True, but applications have less choices than the kernel that also can control page tables & physical memory mapping.

Re: Why is free(ptr) preferable to free(ptr, length)?

Posted: Mon Feb 08, 2021 3:01 pm
by AndrewAPrice
For the majority of cases, you probably would know the size of the object you want to free. E.g. Your variable is "struct Thread*". Arrays are a little more difficult, but you're probably pairing the pointer with its size somewhere. Interfaces would require the most work to figure out what size to pass to free (maybe each implementation set a 'destruct' function pointer, or the base struct contains metadata such as the size.)

Re: Why is free(ptr) preferable to free(ptr, length)?

Posted: Mon Feb 08, 2021 3:09 pm
by AndrewAPrice
rdos wrote:True, but applications have less choices than the kernel that also can control page tables & physical memory mapping.
If you're allocating large page-aligned objects in the kernel, you probably don't want to use the same malloc/free as you do for arbitrary sized objects. Feel free to, but I think it'll make your implementation more difficult. It might be better to call your Virtual Memory Manager directly (e.g. "void* AllocatePages(size_t num_pages)", "ReleasePages(void* first_page, size_t pages)") and just leave comments that this is allocated via the virtual memory manager rather than mallloc.

Does your kernel allocate objects that are larger than 1 page in size?
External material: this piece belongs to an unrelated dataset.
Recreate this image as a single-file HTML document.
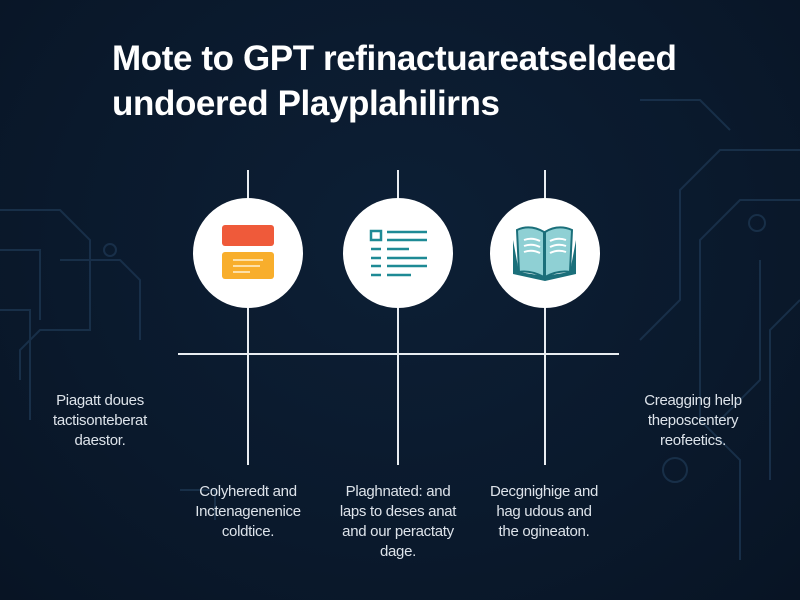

Mine doesn't (I'm building a microkernel) so I'm curious if you do.

Re: Why is free(ptr) preferable to free(ptr, length)?

Posted: Mon Feb 08, 2021 10:26 pm
by eekee
@vvaltchev: I'm thankful for your detailed explanation too. I'm thinking of a single-language OS. If this language is strongly typed, your point #1 would apply to 100% of allocations. I'm also happy to hear your buddy allocator wasted surprisingly little memory even before usage optimization.